Hello Nicholas,
I am quite new to this mailing list so I apologize if my post will
sound ignorant. :) Actually, I admit that my intention was to learn how
community QA is organized at Ubuntu to get some inspiration and improve
our own processes [1] at NetBeans.
[1] http://wiki.netbeans.org/NetCAT
The new structure proposal is well written and clear to me. The
Goals section though seems like you created it after the solution was
found and not vice-versa as it should normally be in my opinion. Also I
didn't understand the purpose of Use Cases section. Did you want to
assign Mark, Jim, Kathy and Michelle to some team later in the document
or these were only mentioned to keep the four basic types of
contributors in mind?
Finally, I might have overlooked it in the text, but would it be
possible to participate in some Infrastructure team and in another
Testing team at the same time? If so, is this what you really want? And
out of curiosity, would there be a membership renewal process? Our
8-years experience from cooperation with the NetBeans community is that
although well known and seasoned testers are very useful, its typically
brand new participants who excel.
I hope this feedback is at least somehow helpful.
Best regards,
--
Jiří Kovalský
NetBeans Community Manager
http://www.netbeans.org
On 14.3.2012 21:03, Nicholas Skaggs wrote:
Hello everyone,
Today during the weekly QA community meeting, I shared my idea for
organizing the QA community to be more effective at communication and
working efficiently with each other, in addition to helping recruit and
retain new members and grow. I'd like to also share this idea with the
mailing list and the community at large. I'll just repeat a little bit
of what was spoken about on IRC for reference. The full log is available
here:
https://wiki.ubuntu.com/QATeam/Meetings/QA/20120314
The background on this proposal stems from my own attempts at learning
about QA in ubuntu. I went on a misson to list and catalog everyone
doing QA work in ubuntu (although I'm sure I missed some people, and if
so, I apologize!). I posted the results of this on my blog the other day.
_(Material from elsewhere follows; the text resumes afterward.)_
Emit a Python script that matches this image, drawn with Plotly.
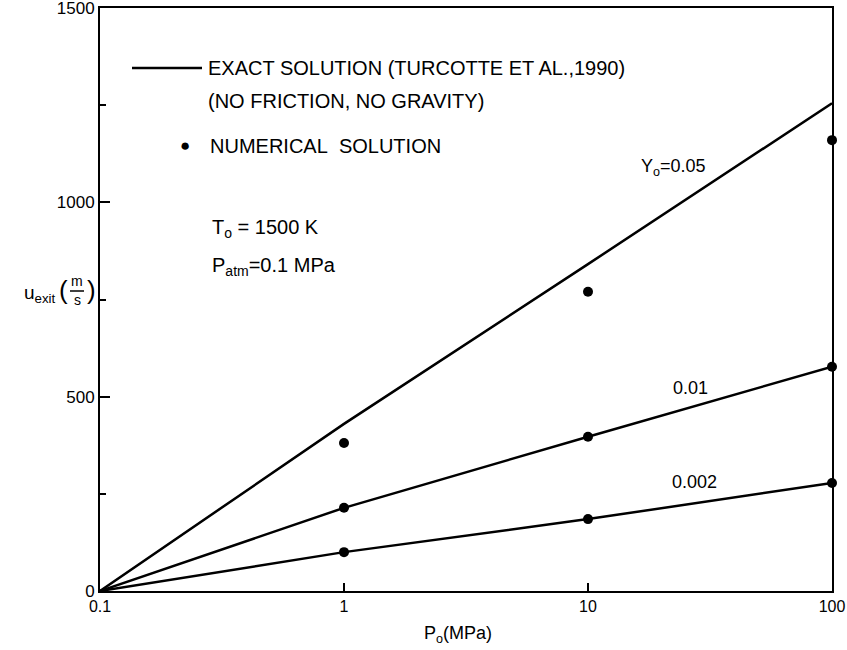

http://www.theorangenotebook.com/2012/03/whos-who-on-quality-in-ubuntu.html
Once I had the list of teams, it became apparent that communicating and
understanding everything that was going on was going to be hard. In the
weeks following me creating my list, I learned about more teams, more
interesting work being done, etc. It seemed like when I would hear about
a new tool I would find out someone else in ubuntu had used/was using
that tool and here was there work, etc. Given these experiences, I
started writing some thoughts about a proposal to organize the QA
community to meet 3 specific goals that I thought would be hard to meet
under the current structure:
Ease of Communication
Ability to recruit and retain community members
Ability to scale with growth potential
These are also in the proposal, which you can read here:
https://wiki.ubuntu.com/QATeam/ProposedTeamStructure
I'd like everyone to remember that of course this is just an idea. I am
hoping to spark some discussion about solving the problems that I have
brought up. Namely, how can we better communicate as a diverse group of
teams?; how can we work more effectively?; how can we grow our
community? Ideas and input on the proposal, as well as the
problems/solutions are very welcome. I want us to rally around solving
these issues, and come to the best solution as a community for us to pursue.
Lastly I wanted to bring up an important piece about the proposal. It is
purposefully sparse on implementation details. I gave a proposed
structure, but I did not directly assign teams into that structure. This
was intentional. I want us as a community to talk about specific teams
and the changes would happen to them as part of drafting a blueprint to
implement this plan. To this end, the plan is focused more upon the work
items we value and hold as part of the QA community and the people and
roles they can fill to accomplish that work. The specifics on the teams
those people belong to, I see as a part of the next steps in writing and
executing an implementation plan.
The timeline of next steps is to gather feedback and discussion on this
proposal, decide to move forward with a proposal (this proposal, a
modified version of it, or perhaps a different proposal entirely),
create a workplan and finally execute the plan.